[official announcement]
CUNY Center for the Humanities (New York)
CUNY Center for the Humanities (New York)
Friday, December 9
Martin E. Segal Theater
CUNY Graduate Center, 365 Fifth Avenue
(diagonally across from the Empire State Building)
6pm (sharp) to about 10:00pm
Poet, translator, editor, anthologist, Jerome Rothenberg is joined by friends and collaborators for an exploration of his influential work. Papers on, and celebrations of, Rothenberg’s work will be presented by Susan Howe, Homero Aridjis, Carolee Schneemann, Anne Waldman, Bruce Andrews & Sally Silvers, Jeffrey Robinson, Pete Monaco, Charles Morrow, Anne Tardos, George Economou, Rochelle Owens, Robert Kelly, Al Filreis, Monica de la Torre, Ernesto Livon-Grosman, Nicole Peyrafitte, Lee Ann Brown & Tony Torn, Mark Weiss, Peter Cockelbergh, Ligorano-Reees, Danny Snelson, Heriberto Yépez, Charles Bernstein, Pierre Joris, Hiroaki Sato, and Diane Rothenberg.

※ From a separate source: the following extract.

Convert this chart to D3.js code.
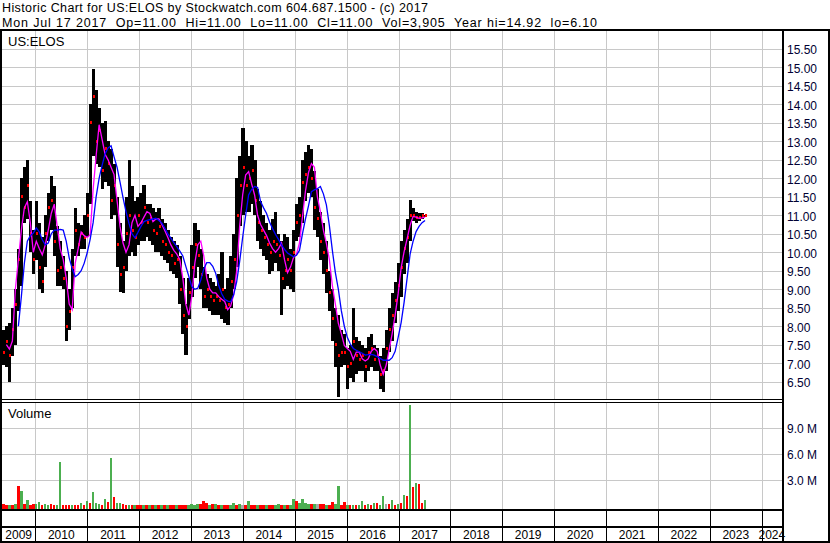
<!DOCTYPE html>
<html><head><meta charset="utf-8">
<script src="https://cdn.jsdelivr.net/npm/d3@7"></script>
<style>
html,body{margin:0;padding:0;background:#fff;}
svg{display:block;}
text{font-family:"Liberation Sans",Arial,sans-serif;}
</style>
</head><body>
<svg id="c" width="830" height="543"></svg>
<script>
// ---------------- DATA ----------------
const periodStart = "2009-05-11";
const periodEnd = "2017-07-17";
const high = [7.9,8.0,8.1,8.5,9.0,10.1,12.0,12.3,12.5,11.4,
10.6,11.4,10.8,10.4,11.0,11.6,12.05,11.8,10.7,10.3,
9.9,9.5,9.0,10.1,11.2,10.8,10.75,11.0,11.6,14.0,
14.96,14.4,13.9,13.5,13.55,13.0,12.8,12.4,11.5,10.8,
10.3,11.5,12.5,11.8,11.4,11.5,11.6,11.82,11.3,11.3,
11.2,11.1,11.2,10.9,10.8,10.6,10.4,10.3,10.2,9.9,
9.3,8.6,9.3,10.2,10.8,10.6,10.1,9.6,9.4,9.3,
9.2,9.1,9.4,10.0,9.0,9.3,9.9,10.5,12.0,12.6,
13.36,13.0,12.6,12.9,12.5,11.7,11.4,11.0,10.8,10.6,
10.9,11.1,10.5,10.3,10.5,10.4,10.1,10.6,11.3,11.5,
12.5,12.7,12.9,12.8,12.2,11.7,11.1,10.8,10.3,9.5,
9.0,8.5,8.3,7.9,7.8,7.4,7.5,8.48,7.7,7.6,
7.5,7.4,7.7,7.8,7.5,7.4,7.2,7.4,7.9,8.5,
8.9,9.2,9.7,10.3,10.6,10.9,11.42,11.2,11.1,11.05,
11.05,11.0];
const low = [6.95,6.9,6.5,7.2,7.5,8.4,9.1,10.8,10.9,10.0,
9.4,9.8,9.0,8.9,9.6,10.3,10.6,9.9,9.1,9.1,
9.0,7.6,7.9,8.5,9.9,9.9,10.1,10.1,10.4,11.3,
12.6,12.4,12.3,11.7,11.9,11.8,10.9,11.0,9.6,8.93,
8.9,9.5,9.9,10.0,9.9,10.2,10.3,10.3,10.4,10.3,
10.2,10.0,10.0,9.9,9.8,9.7,9.5,9.4,9.3,8.6,
7.8,7.22,8.2,8.8,9.3,9.6,9.0,8.5,8.5,8.4,
8.3,8.3,8.3,8.2,8.1,8.03,8.5,9.0,9.6,10.7,
11.0,11.1,11.1,11.3,11.0,10.3,10.1,9.9,9.8,9.4,
9.5,9.7,9.5,8.3,9.0,9.1,9.0,8.93,10.3,10.4,
10.8,11.4,11.6,11.5,10.6,10.4,9.8,9.4,8.9,8.4,
7.6,6.9,6.1,6.9,6.95,6.3,6.6,6.5,6.7,6.8,
6.8,6.5,6.8,6.9,6.8,6.8,6.3,6.23,6.8,7.3,
7.6,8.1,8.4,8.8,9.4,9.7,10.3,10.85,10.8,10.85,
10.9,10.95];
const close = [7.3,7.6,7.2,7.9,8.6,9.8,11.5,11.2,11.8,10.5,
9.8,10.5,9.6,9.2,10.5,11.2,11.4,10.3,9.5,9.6,
9.3,8.0,8.4,9.6,10.6,10.2,10.5,10.4,11.0,13.5,
14.2,13.0,13.3,12.2,12.8,12.4,11.4,11.8,10.2,9.4,
9.6,10.5,11.0,10.6,10.4,11.0,10.8,11.2,10.8,10.9,
10.6,10.5,10.7,10.3,10.2,10.0,9.9,9.7,9.8,9.0,
8.3,8.0,8.9,9.6,10.2,9.9,9.4,8.8,9.0,8.8,
8.7,8.8,8.7,9.0,8.5,8.6,9.2,9.8,11.0,11.8,
12.3,11.8,12.0,12.2,11.4,10.8,10.6,10.4,10.2,10.0,
10.3,10.2,9.9,9.3,9.5,9.8,9.5,10.0,10.8,11.0,
11.9,12.1,12.3,12.0,11.2,10.9,10.3,10.0,9.5,8.9,
8.2,7.5,7.2,7.3,7.3,6.9,7.0,7.6,7.2,7.1,
7.2,6.9,7.3,7.4,7.1,7.2,6.7,6.8,7.4,7.9,
8.3,8.7,9.1,9.6,10.1,10.4,11.0,11.0,10.95,10.95,
11.0,11.0];
const maShort = [null,7.5,7.38,7.6,9.0,9.8,10.6,11.2,11.37,10.8,
10.0,10.3,10.1,9.93,10.2,10.6,11.05,11.3,10.7,10.1,
9.8,9.3,8.6,8.45,9.7,10.1,10.55,10.45,10.4,10.47,
11.7,12.6,13.45,13.05,12.65,12.5,12.3,12.1,11.4,10.7,
10.25,10.0,10.2,10.8,11.0,10.7,10.8,10.95,11.1,11.05,
10.83,10.9,10.9,10.75,10.58,10.4,10.2,10.05,9.95,9.8,
9.3,8.6,8.3,8.8,9.7,10.2,10.3,9.9,9.3,9.0,
8.9,8.9,8.8,8.73,8.67,8.45,8.55,8.85,9.5,10.7,
11.55,12.09,12.18,11.85,11.55,11.0,10.75,10.6,10.45,10.25,
10.1,10.0,10.1,10.25,9.8,9.45,9.6,9.86,9.95,10.25,
10.95,11.65,12.15,12.4,12.3,11.5,11.1,10.6,10.25,9.8,
9.1,8.6,8.08,7.8,7.48,7.4,7.32,7.1,7.3,7.3,
7.12,7.06,7.12,7.32,7.4,7.32,6.95,6.7,6.95,7.36,
7.8,8.3,8.88,9.58,10.02,10.37,10.73,10.97,10.95,10.92,
10.93,10.95];
const maLong = [null,null,null,null,null,8.0,8.8,9.7,10.3,10.45,
10.52,10.66,10.55,10.34,10.2,10.25,10.5,10.6,10.6,10.62,
10.6,10.3,9.85,9.56,9.34,9.4,9.5,9.7,9.98,10.35,
10.8,11.5,12.0,12.35,12.66,12.82,12.88,12.58,12.3,11.9,
11.48,11.1,10.78,10.5,10.39,10.54,10.7,10.83,10.86,10.88,
10.9,10.92,10.86,10.79,10.65,10.5,10.38,10.26,10.15,10.03,
9.9,9.62,9.35,9.07,9.0,9.03,9.25,9.55,9.72,9.72,
9.62,9.43,9.1,8.88,8.73,8.68,8.66,8.85,9.2,9.75,
10.4,11.0,11.55,11.7,11.78,11.75,11.37,11.2,11.05,10.82,
10.64,10.48,10.35,10.2,10.08,9.98,9.93,9.88,9.92,10.05,
10.5,10.9,11.25,11.64,11.69,11.72,11.78,11.58,11.28,10.72,
10.05,9.45,9.0,8.42,8.0,7.7,7.52,7.4,7.35,7.31,
7.27,7.22,7.23,7.24,7.22,7.18,7.13,7.08,7.08,7.08,
7.15,7.32,7.7,8.1,8.65,9.3,9.95,10.3,10.56,10.7,
10.8,10.86];
// volume in millions of shares
const volume = [0.25,0.12,0.1,0.15,0.25,2.3,1.7,0.25,0.7,0.15,
0.2,0.2,0.46,0.15,0.22,0.12,0.25,0.15,0.12,5.1,
0.1,0.12,0.1,0.1,0.1,0.15,0.3,0.15,0.55,0.3,
1.6,0.4,0.2,0.15,0.8,0.5,5.57,1.07,0.35,0.3,
0.2,0.1,0.12,0.08,0.1,0.1,0.12,0.08,0.1,0.06,
0.08,0.12,0.06,0.1,0.08,0.1,0.08,0.12,0.1,0.06,
0.1,0.1,0.15,0.25,0.15,0.2,0.2,0.55,0.3,0.15,
0.2,0.22,0.1,0.1,0.08,0.12,0.1,0.4,0.12,0.25,
0.1,0.12,0.6,0.12,0.1,0.08,0.1,0.06,0.1,0.06,
0.08,0.1,0.25,0.08,0.1,0.12,0.15,0.8,0.55,0.4,
0.8,0.3,0.25,0.2,0.22,0.2,0.2,0.25,0.15,0.15,
0.45,0.2,2.35,0.15,0.42,0.1,0.08,0.1,0.12,0.1,
0.6,0.12,0.25,0.12,0.4,0.4,0.15,1.1,0.22,0.25,
0.7,0.12,0.25,0.3,1.27,1.1,11.65,2.2,2.6,2.55,
0.35,0.7];
// g = up, r = down, n = unchanged
const volDir = ("rrgrgrgrgr"+"rggrggrrgg"+"rrrgrrgrgr"+"gggrgrgrgg"+"rrgrgrrgrg"+
  "rgrgrgrrgr"+"rrggggrrrg"+"rgrgrrggrg"+"nrgrrgrrgr"+"rggrgrggrg"+
  "gggrgnrrgr"+"rggrrgrgrg"+"grgrgrggnr"+"grgrgrgrgr"+"rg").split("");
const priceTicks = [6.5,7,7.5,8,8.5,9,9.5,10,10.5,11,11.5,12,12.5,13,13.5,14,14.5,15,15.5];
const volTicks = [3,6,9];
const volTickLabels = ["3.0 M","6.0 M","9.0 M"];
const years = [2009,2010,2011,2012,2013,2014,2015,2016,2017,2018,2019,2020,2021,2022,2023,2024];
const header1 = "Historic Chart for US:ELOS by Stockwatch.com 604.687.1500 - (c) 2017";
const header2 = "Mon Jul 17 2017  Op=11.00  Hi=11.00  Lo=11.00  Cl=11.00  Vol=3,905  Year hi=14.92  lo=6.10";
const symbolLabel = "US:ELOS";
const volumeLabel = "Volume";

// ---------------- CHART ----------------
const W = 830, H = 543;
const plotL = 2, plotR = 782;
const priceTop = 31, priceBot = 399, volTop = 402, volBot = 509;
const colors = {g: "#4caf50", r: "#ff0000", n: "#a8a8a8"};
const svg = d3.select("#c");
const parse = d3.timeParse("%Y-%m-%d");
const x = d3.scaleTime().domain([new Date(2010,0,1), new Date(2024,0,1)]).range([35.3, 761.7]);
const yP = d3.scaleLinear().domain([6,16]).range([400.2, 30.4]);
const yV = d3.scaleLinear().domain([0,12]).range([506, 402]);

svg.append("rect").attr("width",W).attr("height",H).attr("fill","#fff");

const t0 = parse(periodStart), t1 = parse(periodEnd);
const n = high.length;
const tAt = i => new Date(+t0 + (t1 - t0) * i / n);
const bars = d3.range(n).map(i => ({
  x0: x(tAt(i)), x1: x(tAt(i+1)), hi: high[i], lo: low[i], cl: close[i],
  ms: maShort[i], ml: maLong[i], v: volume[i], d: volDir[i]
}));

// grid
const grid = svg.append("g").attr("stroke","#c8c8c8").attr("stroke-width",1).attr("shape-rendering","crispEdges");
priceTicks.forEach(p => {
  const yy = Math.round(yP(p)) + 0.5;
  grid.append("line").attr("x1",plotL).attr("x2",plotR).attr("y1",yy).attr("y2",yy);
});
volTicks.forEach(v => {
  const yy = Math.round(yV(v)) + 0.5;
  grid.append("line").attr("x1",plotL).attr("x2",plotR).attr("y1",yy).attr("y2",yy);
});
const yearBounds = years.slice(1).map(yr => x(new Date(yr,0,1)));
yearBounds.forEach(xx => {
  const xv = Math.round(xx) + 0.5;
  grid.append("line").attr("x1",xv).attr("x2",xv).attr("y1",priceTop).attr("y2",priceBot);
  grid.append("line").attr("x1",xv).attr("x2",xv).attr("y1",volTop).attr("y2",volBot);
});

// price bars (high-low range per period)
svg.append("g").attr("shape-rendering","crispEdges").selectAll("rect").data(bars).join("rect")
  .attr("x", d => d.x0).attr("width", d => d.x1 - d.x0 + 0.4)
  .attr("y", d => yP(d.hi)).attr("height", d => yP(d.lo) - yP(d.hi))
  .attr("fill", "#000");
// close marks
svg.append("g").attr("shape-rendering","crispEdges").selectAll("rect").data(bars).join("rect")
  .attr("x", d => d.x1 - 1.5).attr("width", 2)
  .attr("y", d => yP(d.cl) - 1.5).attr("height", 3)
  .attr("fill", "#ff0000");

// moving averages
const cx = d => (d.x0 + d.x1) / 2;
svg.append("path").datum(bars)
  .attr("d", d3.line().defined(d => d.ms != null).x(cx).y(d => yP(d.ms)))
  .attr("fill","none").attr("stroke","#ff00ff").attr("stroke-width",1.3);
svg.append("path").datum(bars)
  .attr("d", d3.line().defined(d => d.ml != null).x(cx).y(d => yP(d.ml)))
  .attr("fill","none").attr("stroke","#0000ff").attr("stroke-width",1.3);

// volume bars
svg.append("g").attr("shape-rendering","crispEdges").selectAll("rect").data(bars).join("rect")
  .attr("x", d => d.x0).attr("width", d => d.x1 - d.x0 - 0.3)
  .attr("y", d => yV(d.v)).attr("height", d => volBot - yV(d.v))
  .attr("fill", d => colors[d.d]);

// frame lines
const frame = svg.append("g").attr("fill","#000").attr("shape-rendering","crispEdges");
frame.append("rect").attr("x",0).attr("y",29).attr("width",W).attr("height",2);
frame.append("rect").attr("x",0).attr("y",29).attr("width",2).attr("height",H-29);
frame.append("rect").attr("x",plotR).attr("y",29).attr("width",2).attr("height",H-29);
frame.append("rect").attr("x",W-2).attr("y",29).attr("width",2).attr("height",H-29);
frame.append("rect").attr("x",0).attr("y",399).attr("width",plotR).attr("height",1);
frame.append("rect").attr("x",0).attr("y",402).attr("width",plotR).attr("height",1);
frame.append("rect").attr("x",0).attr("y",volBot).attr("width",plotR+2).attr("height",2);
frame.append("rect").attr("x",0).attr("y",526).attr("width",plotR+2).attr("height",2);
frame.append("rect").attr("x",0).attr("y",541).attr("width",W).attr("height",2);
yearBounds.forEach(xx => {
  frame.append("rect").attr("x",Math.round(xx)).attr("y",511).attr("width",1).attr("height",30);
});

// text
const txt = svg.append("g").attr("fill","#000");
txt.append("text").attr("x",2).attr("y",12.3).attr("font-size",12.5)
  .attr("xml:space","preserve").attr("textLength",426).attr("lengthAdjust","spacing").text(header1);
txt.append("text").attr("x",2).attr("y",26.6).attr("font-size",12.5)
  .attr("xml:space","preserve").attr("textLength",595).attr("lengthAdjust","spacing").text(header2);
txt.append("text").attr("x",8).attr("y",46).attr("font-size",13).text(symbolLabel);
txt.append("text").attr("x",8).attr("y",418).attr("font-size",13).text(volumeLabel);

const axisTxt = svg.append("g").attr("fill","#000033");
priceTicks.forEach(p => {
  axisTxt.append("text").attr("x",787).attr("y",yP(p)+5.5).attr("font-size",12).text(p.toFixed(2));
});
volTicks.forEach((v,i) => {
  axisTxt.append("text").attr("x",787).attr("y",yV(v)+4.5).attr("font-size",12).text(volTickLabels[i]);
});
years.forEach(yr => {
  const a = Math.max(plotL, x(new Date(yr,0,1)));
  const b = Math.min(plotR, x(new Date(yr+1,0,1)));
  axisTxt.append("text").attr("x",(a+b)/2).attr("y",539).attr("font-size",12)
    .attr("text-anchor","middle").attr("fill","#000").text(String(yr));
});
</script>
</body></html>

The evening will end with a reading by Jerome Rothenberg.
Organized and hosted by Pierre Joris and Charles Bernstein.
In conjunction with the event, Steve Clay, of Granary Books, will curate a retrospective exhibit of works by Jerome Rothenberg. Included will be examples of books and magazines with which Rothenberg was directly involved as editor/publisher, such as Hawk's Well Press, "Poems from the Floating World", "Some/Thing," "New Wilderness Letter" and “Alcheringa”; the remarkable series of anthologies he edited from "Technicians of the Sacred" to "Poems for the Millennium"; selections from his more than sixty published pamphlets and books, to an array of his collaborations with artists including Ian Tyson, Susan Bee and Arman.
Charlie Morrow will also have an exhibit of his many audio collaborations with Rothenberg.
1 comment:
Fabulous tribute tonight! Happy birthday, Jerry (from someone who turned 50 two days ago).
And why can’t I live
With the cavemen and vagabonds
Sharing wordless screams that they call poems?
Why can’t I look
To the dead and to the darkness
For the words they need to speak to me today?
If you’re patient enough
A poem eventually comes from the iguana’s mouth.
Are we ever large enough
For even the smallest of poems?
You wouldn’t know, weaving all
Into The book, the long-dreamt endless book,
The prayer that never ends, the voice that
Never strays from its beginnings –
One tribe when every person is a wolf
--who dreams that? That night could unify like that?
Who shows that day can be dismantled
By pulling plugs out of its sockets?
So easy, do you do this,
As if – the way you look at us – we did it all.